Code that draws figures:
══════════════════════════════
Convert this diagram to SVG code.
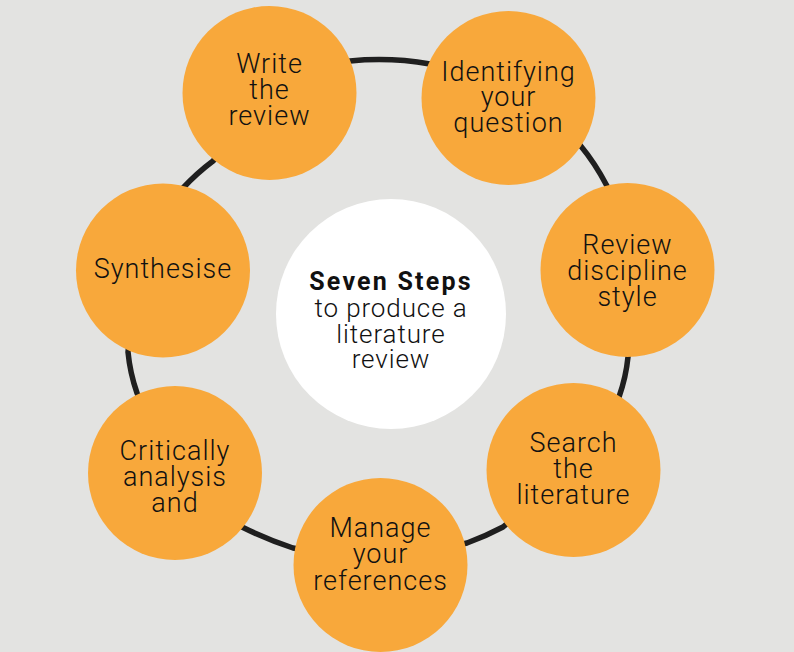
<svg xmlns="http://www.w3.org/2000/svg" width="794" height="652" viewBox="0 0 794 652">
  <style>
    .bg { fill: #e3e3e1; }
    .step { fill: #f8a83b; }
    .hub { fill: #ffffff; }
    .ring { fill: none; stroke: #1f1f1f; stroke-width: 5.5; stroke-linejoin: round; stroke-linecap: round; }
    .lbl { font-family: Roboto, "Liberation Sans", sans-serif; font-size: 27px; font-weight: 300; fill: #111111; text-anchor: middle; letter-spacing: 1px; }
    .ttl { font-family: Roboto, "Liberation Sans", sans-serif; font-size: 25px; font-weight: 700; fill: #111111; text-anchor: middle; letter-spacing: 2.2px; }
    .sub { font-family: Roboto, "Liberation Sans", sans-serif; font-size: 26px; font-weight: 300; fill: #111111; text-anchor: middle; letter-spacing: 0.9px; }
  </style>
  <rect class="bg" x="0" y="0" width="794" height="652"/>
  <g id="connectors">
    <path class="ring" d="M350,61 Q390,57 430,64 L580,145 Q595,163 607,186 L636,270 L628,357 Q626,377 619,397 L570,470 L503,527 Q486,536 467,543 L380,563 L293,548 Q266,539 242,527 L170,460 L137,393 Q130,373 128,352 L138,265 L183,188 Q197,173 213,161 L270,100 Z"/>
  </g>
  <g id="hub">
    <circle class="hub" cx="391" cy="314" r="115"/>
    <text class="ttl" x="391" y="290">Seven Steps</text>
    <text class="sub" x="391" y="317">to produce a</text>
    <text class="sub" x="391" y="343">literature</text>
    <text class="sub" x="391" y="368">review</text>
  </g>
  <g id="step-write">
    <circle class="step" cx="269.5" cy="93" r="87"/>
    <text class="lbl" x="269.5" y="73">Write</text>
    <text class="lbl" x="269.5" y="99">the</text>
    <text class="lbl" x="269.5" y="125">review</text>
  </g>
  <g id="step-identify">
    <circle class="step" cx="508.5" cy="98" r="87"/>
    <text class="lbl" x="508.5" y="81">Identifying</text>
    <text class="lbl" x="508.5" y="106">your</text>
    <text class="lbl" x="508.5" y="132">question</text>
  </g>
  <g id="step-discipline">
    <circle class="step" cx="627.5" cy="270" r="87"/>
    <text class="lbl" x="627.5" y="254">Review</text>
    <text class="lbl" x="627.5" y="280">discipline</text>
    <text class="lbl" x="627.5" y="306">style</text>
  </g>
  <g id="step-search">
    <circle class="step" cx="573.5" cy="470" r="87"/>
    <text class="lbl" x="573.5" y="452">Search</text>
    <text class="lbl" x="573.5" y="478">the</text>
    <text class="lbl" x="573.5" y="504">literature</text>
  </g>
  <g id="step-manage">
    <circle class="step" cx="380.5" cy="565" r="87"/>
    <text class="lbl" x="380.5" y="537">Manage</text>
    <text class="lbl" x="380.5" y="563">your</text>
    <text class="lbl" x="380.5" y="590">references</text>
  </g>
  <g id="step-critical">
    <circle class="step" cx="175" cy="473" r="87"/>
    <text class="lbl" x="175" y="460">Critically</text>
    <text class="lbl" x="175" y="486">analysis</text>
    <text class="lbl" x="175" y="512">and</text>
  </g>
  <g id="step-synthesise">
    <circle class="step" cx="163" cy="270.5" r="87"/>
    <text class="lbl" x="163" y="278">Synthesise</text>
  </g>
</svg>
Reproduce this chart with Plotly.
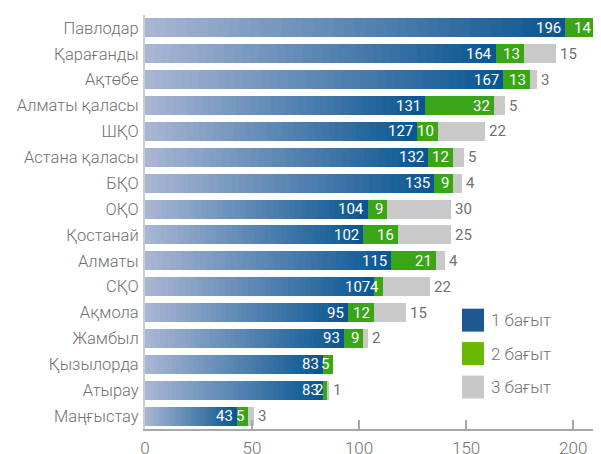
══════════════════════════════
● Required task
Give the material again exactly as it is, but keep the pictures out.

● Answer to the task
Convert this diagram to SVG code.
<svg xmlns="http://www.w3.org/2000/svg" width="794" height="652" viewBox="0 0 794 652">
  <style>
    .bg { fill: #e3e3e1; }
    .step { fill: #f8a83b; }
    .hub { fill: #ffffff; }
    .ring { fill: none; stroke: #1f1f1f; stroke-width: 5.5; stroke-linejoin: round; stroke-linecap: round; }
    .lbl { font-family: Roboto, "Liberation Sans", sans-serif; font-size: 27px; font-weight: 300; fill: #111111; text-anchor: middle; letter-spacing: 1px; }
    .ttl { font-family: Roboto, "Liberation Sans", sans-serif; font-size: 25px; font-weight: 700; fill: #111111; text-anchor: middle; letter-spacing: 2.2px; }
    .sub { font-family: Roboto, "Liberation Sans", sans-serif; font-size: 26px; font-weight: 300; fill: #111111; text-anchor: middle; letter-spacing: 0.9px; }
  </style>
  <rect class="bg" x="0" y="0" width="794" height="652"/>
  <g id="connectors">
    <path class="ring" d="M350,61 Q390,57 430,64 L580,145 Q595,163 607,186 L636,270 L628,357 Q626,377 619,397 L570,470 L503,527 Q486,536 467,543 L380,563 L293,548 Q266,539 242,527 L170,460 L137,393 Q130,373 128,352 L138,265 L183,188 Q197,173 213,161 L270,100 Z"/>
  </g>
  <g id="hub">
    <circle class="hub" cx="391" cy="314" r="115"/>
    <text class="ttl" x="391" y="290">Seven Steps</text>
    <text class="sub" x="391" y="317">to produce a</text>
    <text class="sub" x="391" y="343">literature</text>
    <text class="sub" x="391" y="368">review</text>
  </g>
  <g id="step-write">
    <circle class="step" cx="269.5" cy="93" r="87"/>
    <text class="lbl" x="269.5" y="73">Write</text>
    <text class="lbl" x="269.5" y="99">the</text>
    <text class="lbl" x="269.5" y="125">review</text>
  </g>
  <g id="step-identify">
    <circle class="step" cx="508.5" cy="98" r="87"/>
    <text class="lbl" x="508.5" y="81">Identifying</text>
    <text class="lbl" x="508.5" y="106">your</text>
    <text class="lbl" x="508.5" y="132">question</text>
  </g>
  <g id="step-discipline">
    <circle class="step" cx="627.5" cy="270" r="87"/>
    <text class="lbl" x="627.5" y="254">Review</text>
    <text class="lbl" x="627.5" y="280">discipline</text>
    <text class="lbl" x="627.5" y="306">style</text>
  </g>
  <g id="step-search">
    <circle class="step" cx="573.5" cy="470" r="87"/>
    <text class="lbl" x="573.5" y="452">Search</text>
    <text class="lbl" x="573.5" y="478">the</text>
    <text class="lbl" x="573.5" y="504">literature</text>
  </g>
  <g id="step-manage">
    <circle class="step" cx="380.5" cy="565" r="87"/>
    <text class="lbl" x="380.5" y="537">Manage</text>
    <text class="lbl" x="380.5" y="563">your</text>
    <text class="lbl" x="380.5" y="590">references</text>
  </g>
  <g id="step-critical">
    <circle class="step" cx="175" cy="473" r="87"/>
    <text class="lbl" x="175" y="460">Critically</text>
    <text class="lbl" x="175" y="486">analysis</text>
    <text class="lbl" x="175" y="512">and</text>
  </g>
  <g id="step-synthesise">
    <circle class="step" cx="163" cy="270.5" r="87"/>
    <text class="lbl" x="163" y="278">Synthesise</text>
  </g>
</svg>
Reproduce this chart with Plotly.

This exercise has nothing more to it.